Versiones: tropezar 2, tercera parte

Olvido seguía sus días indiferente a cuanto sucedía a su alrededor. Su tía, Sor Inés, había fallecido y había dejado más sorpresas que consistían en una caja donde había fotos, fotos de ella y de su madre que había ido a visitarla cuando era pequeña. No la recordaba  a pesar de todos los esfuerzos constantes y aplicados desde la mañana hasta la noche . También había  un cofre de marfil que contenía joyas, las suficientes como para que Olvido pudiera tomarse unas vacaciones, y las escrituras de una casa a su nombre, lo suficiente como para que pudiera dejar de morirse de hambre a partir del día quince de cada mes, ¿lo sabría Sor Inés y nunca le había dicho nada? Entre los recuerdos que intentaba rescatar y las preguntas sin respuesta que se hacía, hacía casi unos quince días que Olvido vivía dentro de aquella caja, era ése su mundo y no otro hasta que se dio cuenta de que tenía hambre, de que no había probado bocado en varios días, no sabía cuántos en realidad pues de ésta, la realidad, se le escapaba todo y ella no hacía nada por ir en su busca o por perseguirla, pero eso fue hasta que le empezó a doler el estómago de hambre y eso que estaba acostumbrada a los pesares. Salió a comprar algo, quizás sería buena idea comer en algún restaurante, le daba un poco de vergüenza, pero al fin y al cabo… Olvido caminaba sin ton ni son y le parecía que lo veía todo por primera vez, a lo mejor era así como los bebés veían el mundo. Se sonreía Olvido porque todo le hacía gracia, le parecía dulce y tierno sin más razón, sin ton ni son.

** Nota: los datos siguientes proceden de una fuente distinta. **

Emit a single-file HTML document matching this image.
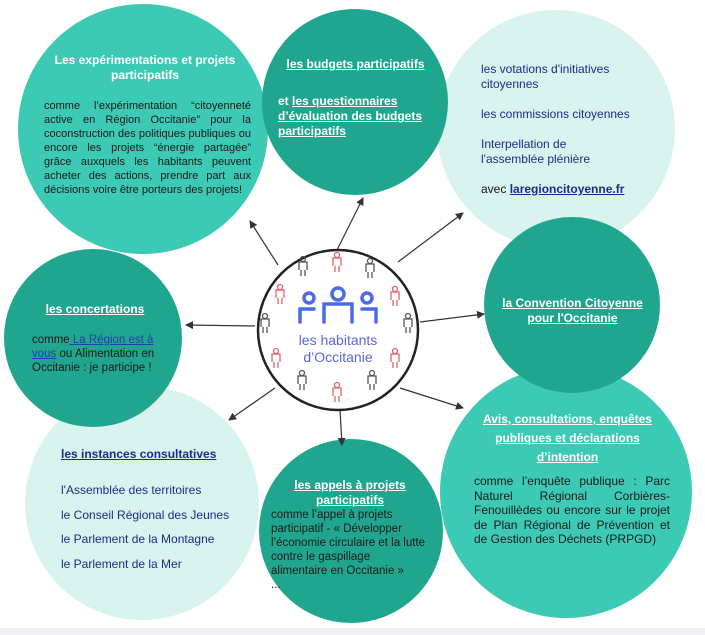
<!DOCTYPE html>
<html><head><meta charset="utf-8"><style>
body{margin:0;width:705px;height:635px;overflow:hidden;background:#fff;font-family:"Liberation Sans",sans-serif;position:relative}
.t{position:absolute;font-size:11px;line-height:13px;color:#1a1a1a}
.w{color:#fff;font-weight:bold;text-decoration:underline;font-size:12px;line-height:15px;text-align:center}
.j{text-align:justify}
.nv{color:#1e2a8a}
a{color:#1f3fae}
</style></head><body>
<svg width="705" height="635" style="position:absolute;left:0;top:0">
<defs><marker id="a" markerWidth="8" markerHeight="8" refX="7" refY="4" orient="auto" markerUnits="userSpaceOnUse"><path d="M0,0 L8,4 L0,8 z" fill="#333"/></marker></defs>
<rect x="0" y="628" width="705" height="7" fill="#f0f0f3"/>
<circle cx="556" cy="129" r="119" fill="#d9f3ee"/>
<circle cx="142" cy="503" r="117" fill="#d9f3ee"/>
<circle cx="143" cy="129" r="125" fill="#3ccab4"/>
<circle cx="566" cy="492" r="126" fill="#3ccab4"/>
<circle cx="355" cy="102" r="93" fill="#20a68f"/>
<circle cx="572" cy="305" r="88" fill="#20a68f"/>
<circle cx="93" cy="338" r="89" fill="#20a68f"/>
<circle cx="351" cy="531" r="92" fill="#20a68f"/>
<g stroke="#333" stroke-width="1.2" marker-end="url(#a)">
<line x1="278" y1="265" x2="250" y2="221"/>
<line x1="337" y1="250" x2="363" y2="198"/>
<line x1="398" y1="262" x2="463" y2="213"/>
<line x1="255" y1="326" x2="186" y2="325"/>
<line x1="420" y1="322" x2="484" y2="314"/>
<line x1="275" y1="388" x2="229" y2="420"/>
<line x1="340" y1="410" x2="342" y2="445"/>
<line x1="400" y1="388" x2="463" y2="408"/>
</g>
<circle cx="338" cy="330" r="80" fill="#fff" stroke="#222" stroke-width="2.5"/>
<g fill="none" stroke="#4a6ae8" stroke-width="3.5" stroke-linecap="round">
<circle cx="309" cy="298" r="5"/><circle cx="338" cy="294" r="6"/><circle cx="367" cy="298" r="5"/>
<path d="M300,322 v-13 h14 M324,322 v-18 h28 v18 M362,309 h14 v13"/>
</g>
<text x="338" y="345" text-anchor="middle" font-family="Liberation Sans" font-size="14" fill="#5a66d8">les habitants</text>
<text x="338" y="362" text-anchor="middle" font-family="Liberation Sans" font-size="14" fill="#5a66d8">d’Occitanie</text>
</svg>
<svg width="705" height="635" style="position:absolute;left:0;top:0" fill="none" stroke-width="1.3"></svg>
<script>
(function(){
var pts=[[337,262,1],[370,268,0],[395,296,1],[408,323,0],[395,358,1],[372,380,0],[337,392,1],[302,380,0],[276,358,1],[265,323,0],[280,294,1],[303,266,0]];
var s='';
pts.forEach(function(p){var x=p[0],y=p[1],c=p[2]?'#e06070':'#555';
s+='<g stroke="'+c+'" fill="none" stroke-width="1.3"><circle cx="'+x+'" cy="'+(y-7)+'" r="2.5"/><path d="M'+(x-4)+','+(y+4)+' v-8 h8 v8 M'+(x-2)+','+(y+4)+' v6 M'+(x+2)+','+(y+4)+' v6"/></g>';});
document.querySelectorAll('svg')[1].innerHTML=s;
})();
</script>
<div class="t w" style="left:40px;top:53px;width:210px;text-decoration:none">Les expérimentations et projets participatifs</div>
<div class="t j" style="left:44px;top:99px;width:207px;font-size:11px;line-height:14px">comme l’expérimentation “citoyenneté active en Région Occitanie” pour la coconstruction des politiques publiques ou encore les projets “énergie partagée” grâce auxquels les habitants peuvent acheter des actions, prendre part aux décisions voire être porteurs des projets!</div>
<div class="t w" style="left:278px;top:57px;width:155px">les budgets participatifs</div>
<div class="t w" style="left:278px;top:94px;width:150px;text-align:left;text-decoration:none">et <u>les questionnaires d’évaluation des budgets participatifs</u></div>
<div class="t nv" style="left:481px;top:62px;width:170px;font-size:12px;line-height:15px">les votations d'initiatives citoyennes<br><br>les commissions citoyennes<br><br>Interpellation de<br>l'assemblée plénière<br><br><span style="color:#111">avec <a style="color:#1e2a8a;font-weight:bold;text-decoration:underline">laregioncitoyenne.fr</a></span></div>
<div class="t w" style="left:490px;top:296px;width:165px">la Convention Citoyenne pour l'Occitanie</div>
<div class="t w" style="left:20px;top:302px;width:150px">les concertations</div>
<div class="t" style="left:32px;top:333px;width:130px;font-size:11.5px;line-height:14px">comme<a style="text-decoration:underline"> La Région est à vous</a> ou Alimentation en Occitanie : je participe !</div>
<div class="t" style="left:61px;top:448px;width:190px;font-size:12px;font-weight:bold;text-decoration:underline;color:#1e2a8a">les instances consultatives</div>
<div class="t nv" style="left:61px;top:478px;width:200px;font-size:12px;line-height:24.5px">l'Assemblée des territoires<br>le Conseil Régional des Jeunes<br>le Parlement de la Montagne<br>le Parlement de la Mer</div>
<div class="t w" style="left:280px;top:478px;width:140px">les appels à projets participatifs</div>
<div class="t" style="left:271px;top:508px;width:172px;font-size:11.5px;line-height:14px">comme l’appel à projets<br>participatif - « Développer<br>l’économie circulaire et la lutte<br>contre le gaspillage<br>alimentaire en Occitanie »<br>...</div>
<div class="t w" style="left:480px;top:410px;width:175px;line-height:19px">Avis, consultations, enquêtes publiques et déclarations d’intention</div>
<div class="t j" style="left:474px;top:474px;width:196px;font-size:12px;line-height:14.5px">comme l’enquête publique : Parc Naturel Régional Corbières-Fenouillèdes ou encore sur le projet de Plan Régional de Prévention et de Gestion des Déchets (PRPGD)</div>
</body></html>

A Don Humberto desde esa mañana las cosas no le iban bien, aquel peón taxista le había llamado para decirle que no podía presentarse porque su hija estaba en el hospital, así que se había enfadado y no quería ningún otro taxi, ningún taxi, como si ellos tuvieran la culpa, sí, ellos y el cielo gris y toda aquella gente, bueno, menos la muchacha del hotel que le indicó cómo llegar a la estación de trenes en autobús e incluso le acompañó hasta la parada y le pidió al conductor que le avisara cuando tenía que bajarse porque luego tenía que tomar otro, pero a pesar de eso las cosas no iban bien en su último día, gracias a Dios, en aquel lugar.  Le  quedaba poco tiempo para disfrutar de su tierra y no había nada más triste en el mundo, ninguna mayor desgracia que la de morir lejos de la tierra, ningún árbol muere así. Tenía que llegar a la estación antes de las cuatro, le sobraba tiempo, aún no serían las siete porque había desayunado de prisa, con la urgencia de volver que le pisaba los talones, la de volver a tiempo. Nada sabía él que a aquella hora los autobuses se llenaban de tal manera que volvería a pensar en toda aquella gente como hormigas de un ejército que partía a la guerra, pero esa no era su guerra, ya no le importaba nada de toda esa gente, ni de esa guerra,  lo único que quería era volver, regresar a casa para morir en su cama viendo su cielo y oliendo su tierra. Al conductor se le había olvidado aquel anciano torpe, pero una señora que había estado al caso se le acercó para decirle que tenía que bajarse ya, antes de que las puertas volvieran a cerrarse y el conductor malhumorado pisara el acelerador. Don Humberto empujaba con todas sus fuerzas para escaparse a la estación, el pasillo del autobús estaba a reventar y no había manera de avanzar y menos aún para un hombre mayor y débil, pero la señora gritó al conductor y los demás hicieron lo mismo, como si todas aquellas hormigas estuvieran dispuestas a que él no fuera a aquella guerra.